■ WRITTEN EXERCISE
Transcribe the whole listing below without changing a word, but leave out every image.

■ STORED RECORDS

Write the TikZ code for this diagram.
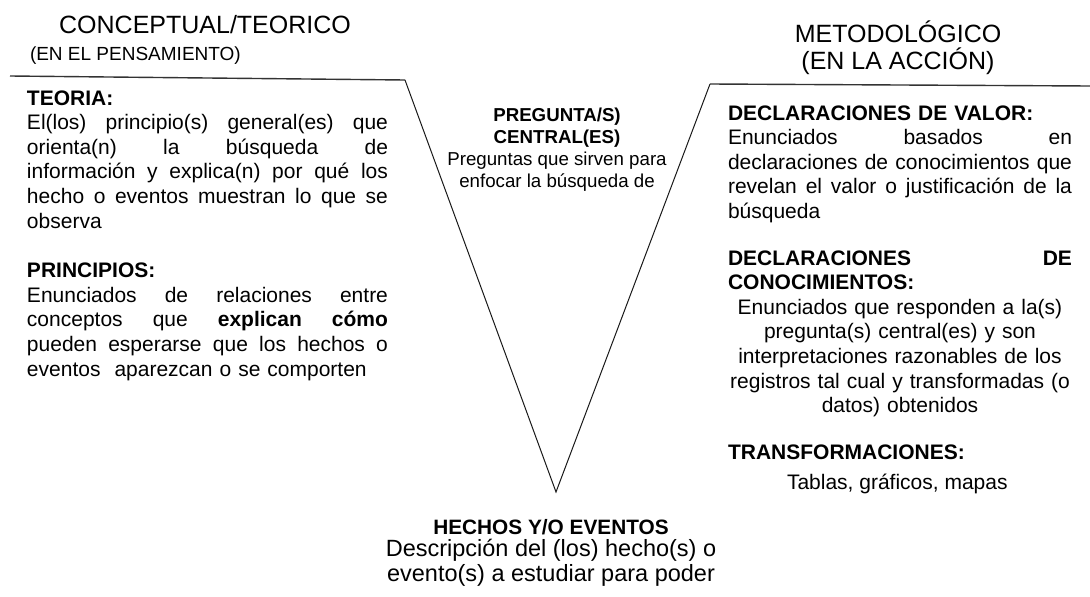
\documentclass[tikz,border=0pt]{standalone}
\usepackage{fontspec}
\setmainfont{Liberation Sans}
\begin{document}
\begin{tikzpicture}[x=1pt,y=-1pt,
  txt/.style={inner sep=0pt, outer sep=0pt},
  body/.style={txt, font=\fontsize{21}{24.6}\selectfont, align=left, anchor=north west},
  vline/.style={draw=black!90, line width=1pt, line join=miter},
  hline/.style={draw=black!80, line width=1.4pt}
]
\useasboundingbox (0,0) rectangle (1090,597);

% header texts
\node[txt, font=\fontsize{25}{28}\selectfont, anchor=base] (concept) at (205,34) {CONCEPTUAL/TEORICO};
\node[txt, font=\fontsize{19}{22}\selectfont, anchor=base west] (pensam) at (30,60) {(EN EL PENSAMIENTO)};
\node[txt, font=\fontsize{25}{28}\selectfont, anchor=base] (metodo) at (898,42) {METODOLÓGICO};
\node[txt, font=\fontsize{25}{28}\selectfont, anchor=base] (accion) at (898,69) {(EN LA ACCIÓN)};

% V outline
\coordinate (lstart) at (10,76);
\coordinate (ltop) at (405,80);
\coordinate (apex) at (556,492);
\coordinate (rtop) at (710,84);
\coordinate (rend) at (1090,86);
\draw[hline] (lstart) -- (ltop);
\draw[hline] (rtop) -- (rend);
\draw[vline] (ltop) -- (apex) -- (rtop);

% left column
\node[body, text width=361pt] (teoria) at (27,90.5) {%
\textbf{TEORIA:}\\
\makebox[361pt][l]{El(los)\hfill principio(s)\hfill general(es)\hfill que}\\
\makebox[361pt][l]{orienta(n)\hfill la\hfill búsqueda\hfill de}\\
\makebox[361pt][l]{información\hfill y\hfill explica(n)\hfill por\hfill qué\hfill los}\\
\makebox[361pt][l]{hecho\hfill o\hfill eventos\hfill muestran\hfill lo\hfill que\hfill se}\\
observa\\[25pt]
\textbf{PRINCIPIOS:}\\
\makebox[361pt][l]{Enunciados\hfill de\hfill relaciones\hfill entre}\\
\makebox[361pt][l]{conceptos\hfill que\hfill \textbf{explican}\hfill \textbf{cómo}}\\
\makebox[361pt][l]{pueden\hfill esperarse\hfill que\hfill los\hfill hechos\hfill o}\\
eventos\ \ aparezcan o se comporten};

% right column
\node[body, text width=344pt] (valor) at (728,105.5) {%
\textbf{DECLARACIONES DE VALOR:}\\
\makebox[344pt][l]{Enunciados\hfill basados\hfill en}\\
\makebox[344pt][l]{declaraciones\hfill de\hfill conocimientos\hfill que}\\
\makebox[344pt][l]{revelan\hfill el\hfill valor\hfill o\hfill justificación\hfill de\hfill la}\\
búsqueda\\[22pt]
\makebox[344pt][l]{\textbf{DECLARACIONES}\hfill\textbf{DE}}\\
\textbf{CONOCIMIENTOS:}\\
\makebox[344pt]{Enunciados que responden a la(s)}\\
\makebox[344pt]{pregunta(s) central(es) y son}\\
\makebox[344pt]{interpretaciones razonables de los}\\
\makebox[344pt]{registros tal cual y transformadas (o}\\
\makebox[344pt]{datos) obtenidos}\\[22pt]
\textbf{TRANSFORMACIONES:}};
\node[txt, font=\fontsize{21}{24.6}\selectfont, anchor=base west] (tablas) at (787,489) {Tablas, gráficos, mapas};

% centre
\node[txt, font=\fontsize{18.7}{22}\selectfont, align=center, anchor=north] (pregunta) at (557,108) {%
\textbf{PREGUNTA/S)}\\
\textbf{CENTRAL(ES)}\\
Preguntas que sirven para\\
enfocar la búsqueda de};

% bottom
\node[txt, font=\fontsize{20.8}{24}\selectfont\bfseries, anchor=base] (hechos) at (551,534.5) {HECHOS Y/O EVENTOS};
\node[txt, font=\fontsize{23.5}{25.5}\selectfont, align=center, anchor=north] (descr) at (551,539) {%
Descripción del (los) hecho(s) o\\
evento(s) a estudiar para poder};
\end{tikzpicture}
\end{document}
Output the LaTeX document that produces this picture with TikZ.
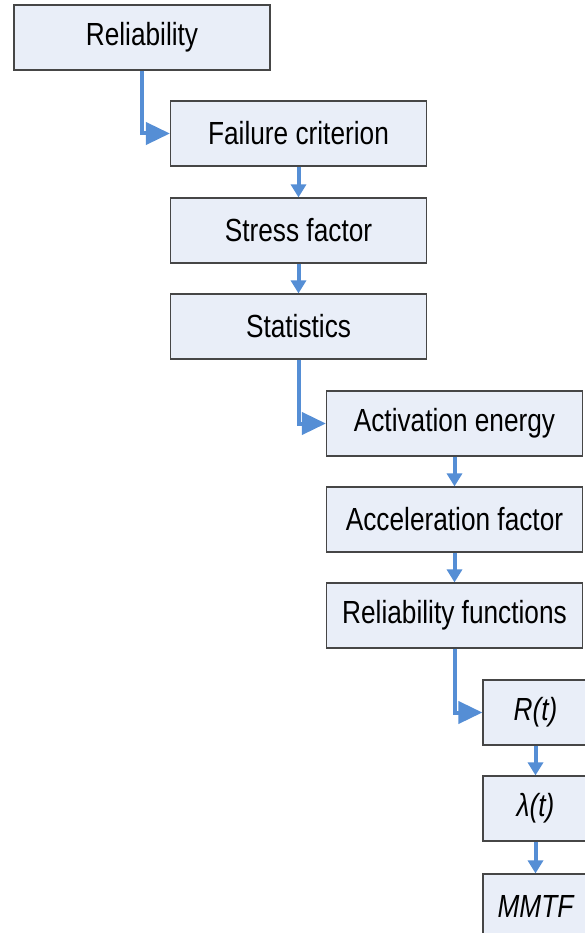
\documentclass[tikz,border=0pt]{standalone}
\usepackage{fontspec}
\setmainfont[FakeStretch=0.82]{Liberation Sans}
\usetikzlibrary{arrows.meta}
\definecolor{boxfill}{RGB}{233,238,248}
\definecolor{boxline}{RGB}{70,70,70}
\definecolor{arrblue}{RGB}{85,142,213}
\begin{document}
\begin{tikzpicture}[x=1pt,y=-1pt,
  stepbox/.style={draw=boxline,line width=1.2pt,fill=boxfill,minimum width=256pt,minimum height=65pt,inner sep=0pt,font=\fontsize{32}{36}\selectfont},
  smallbox/.style={stepbox,minimum width=105pt,font=\fontsize{32}{36}\selectfont\itshape},
  varr/.style={draw=arrblue,line width=4pt,-{Triangle[length=13pt,width=15pt]}},
  harr/.style={draw=arrblue,line width=4pt,-{Triangle[length=24pt,width=22pt]}}]
\useasboundingbox (0,0) rectangle (584,933);
\node[stepbox] (b1) at (142,37.5) {Reliability};
\node[stepbox] (b2) at (298.5,133.5) {Failure criterion};
\node[stepbox] (b3) at (298.5,230.5) {Stress factor};
\node[stepbox] (b4) at (298.5,326.5) {Statistics};
\node[stepbox] (b5) at (454.5,423.5) {Activation energy};
\node[stepbox] (b6) at (454.5,519.5) {Acceleration factor};
\node[stepbox] (b7) at (454.5,615.5) {Reliability functions};
\node[smallbox] (b8) at (535.5,712.5) {R(t)};
\node[smallbox] (b9) at (535.5,808.5) {λ(t)};
\node[smallbox] (b10) at (535.5,906.5) {MMTF};
\draw[harr] (b1.south) |- (b2.west);
\draw[varr] (b2.south) -- (b3.north);
\draw[varr] (b3.south) -- (b4.north);
\draw[harr] (b4.south) |- (b5.west);
\draw[varr] (b5.south) -- (b6.north);
\draw[varr] (b6.south) -- (b7.north);
\draw[harr] (b7.south) |- (b8.west);
\draw[varr] (b8.south) -- (b9.north);
\draw[varr] (b9.south) -- (b10.north);
\end{tikzpicture}
\end{document}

■ TASK SOLUTION
Write the TikZ code for this diagram.
\documentclass[tikz,border=0pt]{standalone}
\usepackage{fontspec}
\setmainfont{Liberation Sans}
\begin{document}
\begin{tikzpicture}[x=1pt,y=-1pt,
  txt/.style={inner sep=0pt, outer sep=0pt},
  body/.style={txt, font=\fontsize{21}{24.6}\selectfont, align=left, anchor=north west},
  vline/.style={draw=black!90, line width=1pt, line join=miter},
  hline/.style={draw=black!80, line width=1.4pt}
]
\useasboundingbox (0,0) rectangle (1090,597);

% header texts
\node[txt, font=\fontsize{25}{28}\selectfont, anchor=base] (concept) at (205,34) {CONCEPTUAL/TEORICO};
\node[txt, font=\fontsize{19}{22}\selectfont, anchor=base west] (pensam) at (30,60) {(EN EL PENSAMIENTO)};
\node[txt, font=\fontsize{25}{28}\selectfont, anchor=base] (metodo) at (898,42) {METODOLÓGICO};
\node[txt, font=\fontsize{25}{28}\selectfont, anchor=base] (accion) at (898,69) {(EN LA ACCIÓN)};

% V outline
\coordinate (lstart) at (10,76);
\coordinate (ltop) at (405,80);
\coordinate (apex) at (556,492);
\coordinate (rtop) at (710,84);
\coordinate (rend) at (1090,86);
\draw[hline] (lstart) -- (ltop);
\draw[hline] (rtop) -- (rend);
\draw[vline] (ltop) -- (apex) -- (rtop);

% left column
\node[body, text width=361pt] (teoria) at (27,90.5) {%
\textbf{TEORIA:}\\
\makebox[361pt][l]{El(los)\hfill principio(s)\hfill general(es)\hfill que}\\
\makebox[361pt][l]{orienta(n)\hfill la\hfill búsqueda\hfill de}\\
\makebox[361pt][l]{información\hfill y\hfill explica(n)\hfill por\hfill qué\hfill los}\\
\makebox[361pt][l]{hecho\hfill o\hfill eventos\hfill muestran\hfill lo\hfill que\hfill se}\\
observa\\[25pt]
\textbf{PRINCIPIOS:}\\
\makebox[361pt][l]{Enunciados\hfill de\hfill relaciones\hfill entre}\\
\makebox[361pt][l]{conceptos\hfill que\hfill \textbf{explican}\hfill \textbf{cómo}}\\
\makebox[361pt][l]{pueden\hfill esperarse\hfill que\hfill los\hfill hechos\hfill o}\\
eventos\ \ aparezcan o se comporten};

% right column
\node[body, text width=344pt] (valor) at (728,105.5) {%
\textbf{DECLARACIONES DE VALOR:}\\
\makebox[344pt][l]{Enunciados\hfill basados\hfill en}\\
\makebox[344pt][l]{declaraciones\hfill de\hfill conocimientos\hfill que}\\
\makebox[344pt][l]{revelan\hfill el\hfill valor\hfill o\hfill justificación\hfill de\hfill la}\\
búsqueda\\[22pt]
\makebox[344pt][l]{\textbf{DECLARACIONES}\hfill\textbf{DE}}\\
\textbf{CONOCIMIENTOS:}\\
\makebox[344pt]{Enunciados que responden a la(s)}\\
\makebox[344pt]{pregunta(s) central(es) y son}\\
\makebox[344pt]{interpretaciones razonables de los}\\
\makebox[344pt]{registros tal cual y transformadas (o}\\
\makebox[344pt]{datos) obtenidos}\\[22pt]
\textbf{TRANSFORMACIONES:}};
\node[txt, font=\fontsize{21}{24.6}\selectfont, anchor=base west] (tablas) at (787,489) {Tablas, gráficos, mapas};

% centre
\node[txt, font=\fontsize{18.7}{22}\selectfont, align=center, anchor=north] (pregunta) at (557,108) {%
\textbf{PREGUNTA/S)}\\
\textbf{CENTRAL(ES)}\\
Preguntas que sirven para\\
enfocar la búsqueda de};

% bottom
\node[txt, font=\fontsize{20.8}{24}\selectfont\bfseries, anchor=base] (hechos) at (551,534.5) {HECHOS Y/O EVENTOS};
\node[txt, font=\fontsize{23.5}{25.5}\selectfont, align=center, anchor=north] (descr) at (551,539) {%
Descripción del (los) hecho(s) o\\
evento(s) a estudiar para poder};
\end{tikzpicture}
\end{document}
Output the LaTeX document that produces this picture with TikZ.
\documentclass[tikz,border=0pt]{standalone}
\usepackage{fontspec}
\setmainfont[FakeStretch=0.82]{Liberation Sans}
\usetikzlibrary{arrows.meta}
\definecolor{boxfill}{RGB}{233,238,248}
\definecolor{boxline}{RGB}{70,70,70}
\definecolor{arrblue}{RGB}{85,142,213}
\begin{document}
\begin{tikzpicture}[x=1pt,y=-1pt,
  stepbox/.style={draw=boxline,line width=1.2pt,fill=boxfill,minimum width=256pt,minimum height=65pt,inner sep=0pt,font=\fontsize{32}{36}\selectfont},
  smallbox/.style={stepbox,minimum width=105pt,font=\fontsize{32}{36}\selectfont\itshape},
  varr/.style={draw=arrblue,line width=4pt,-{Triangle[length=13pt,width=15pt]}},
  harr/.style={draw=arrblue,line width=4pt,-{Triangle[length=24pt,width=22pt]}}]
\useasboundingbox (0,0) rectangle (584,933);
\node[stepbox] (b1) at (142,37.5) {Reliability};
\node[stepbox] (b2) at (298.5,133.5) {Failure criterion};
\node[stepbox] (b3) at (298.5,230.5) {Stress factor};
\node[stepbox] (b4) at (298.5,326.5) {Statistics};
\node[stepbox] (b5) at (454.5,423.5) {Activation energy};
\node[stepbox] (b6) at (454.5,519.5) {Acceleration factor};
\node[stepbox] (b7) at (454.5,615.5) {Reliability functions};
\node[smallbox] (b8) at (535.5,712.5) {R(t)};
\node[smallbox] (b9) at (535.5,808.5) {λ(t)};
\node[smallbox] (b10) at (535.5,906.5) {MMTF};
\draw[harr] (b1.south) |- (b2.west);
\draw[varr] (b2.south) -- (b3.north);
\draw[varr] (b3.south) -- (b4.north);
\draw[harr] (b4.south) |- (b5.west);
\draw[varr] (b5.south) -- (b6.north);
\draw[varr] (b6.south) -- (b7.north);
\draw[harr] (b7.south) |- (b8.west);
\draw[varr] (b8.south) -- (b9.north);
\draw[varr] (b9.south) -- (b10.north);
\end{tikzpicture}
\end{document}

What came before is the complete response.